**TASK BRIEF:** Copy the lines of the data below exactly, starting at the first and stopping after the line that contains "(origin) -- (vend);"; include no pictures.
[START OF DATASET SECTION]
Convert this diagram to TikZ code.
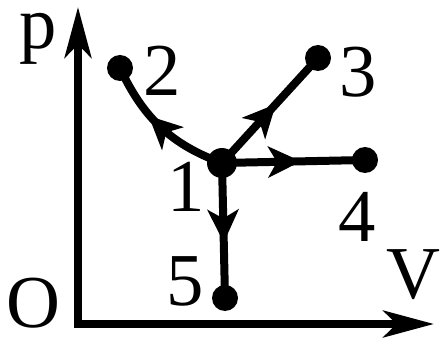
\documentclass[tikz,border=0pt]{standalone}
\usepackage{fontspec}
\setmainfont{Liberation Serif}
\usetikzlibrary{arrows.meta,decorations.markings}

\begin{document}
\begin{tikzpicture}[x=0.75pt, y=-0.75pt,
  state/.style={circle, fill=black, inner sep=0pt, minimum size=19.5pt},
  lbl/.style={font=\fontsize{56}{56}\selectfont, inner sep=0pt},
  axis/.style={line width=6pt, line join=miter,
    {Stealth[length=38pt, width=20pt, inset=10pt]}-{Stealth[length=38pt, width=20pt, inset=10pt]}},
  proc/.style={line width=6pt, postaction={decorate},
    decoration={markings, mark=at position #1 with {\fill (12pt,0pt) -- (-13pt,12pt) -- (-6pt,0pt) -- (-13pt,-12pt) -- cycle;}}}
]
\useasboundingbox (0,0) rectangle (442,338);

% axes
\coordinate (origin) at (78,324);
\coordinate (ptop) at (78,7);
\coordinate (vend) at (434,324);
\draw[axis] (ptop) -- (origin) -- (vend);

% states
\node[state, minimum size=22.5pt] (s1) at (222,163) {};
\node[state] (s2) at (120,68) {};
\node[state] (s3) at (318,58) {};
\node[state] (s4) at (365,160) {};
\node[state] (s5) at (225,298) {};

% processes
\draw[proc=0.5] (s1.center) to[out=160, in=-65] (s2.center);
\draw[proc=0.45] (s1.center) -- (s3.center);
\draw[proc=0.44] (s1.center) -- (s4.center);
\draw[proc=0.47] (s1.center) -- (s5.center);

% labels
\node[lbl] (lp) at (38,39) {p};
\node[lbl] (lO) at (33,303) {O};
\node[lbl] (lV) at (413,275) {V};
\node[lbl] (l1) at (186,187) {1};
\node[lbl] (l2) at (162,71) {2};
\node[lbl] (l3) at (358,72) {3};
\node[lbl] (l4) at (357,217) {4};
\node[lbl] (l5) at (185,281) {5};
\end{tikzpicture}
\end{document}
[END OF DATASET SECTION]
**THE COMPLETED TASK:**
Convert this diagram to TikZ code.
\documentclass[tikz,border=0pt]{standalone}
\usepackage{fontspec}
\setmainfont{Liberation Serif}
\usetikzlibrary{arrows.meta,decorations.markings}

\begin{document}
\begin{tikzpicture}[x=0.75pt, y=-0.75pt,
  state/.style={circle, fill=black, inner sep=0pt, minimum size=19.5pt},
  lbl/.style={font=\fontsize{56}{56}\selectfont, inner sep=0pt},
  axis/.style={line width=6pt, line join=miter,
    {Stealth[length=38pt, width=20pt, inset=10pt]}-{Stealth[length=38pt, width=20pt, inset=10pt]}},
  proc/.style={line width=6pt, postaction={decorate},
    decoration={markings, mark=at position #1 with {\fill (12pt,0pt) -- (-13pt,12pt) -- (-6pt,0pt) -- (-13pt,-12pt) -- cycle;}}}
]
\useasboundingbox (0,0) rectangle (442,338);

% axes
\coordinate (origin) at (78,324);
\coordinate (ptop) at (78,7);
\coordinate (vend) at (434,324);
\draw[axis] (ptop) -- (origin) -- (vend);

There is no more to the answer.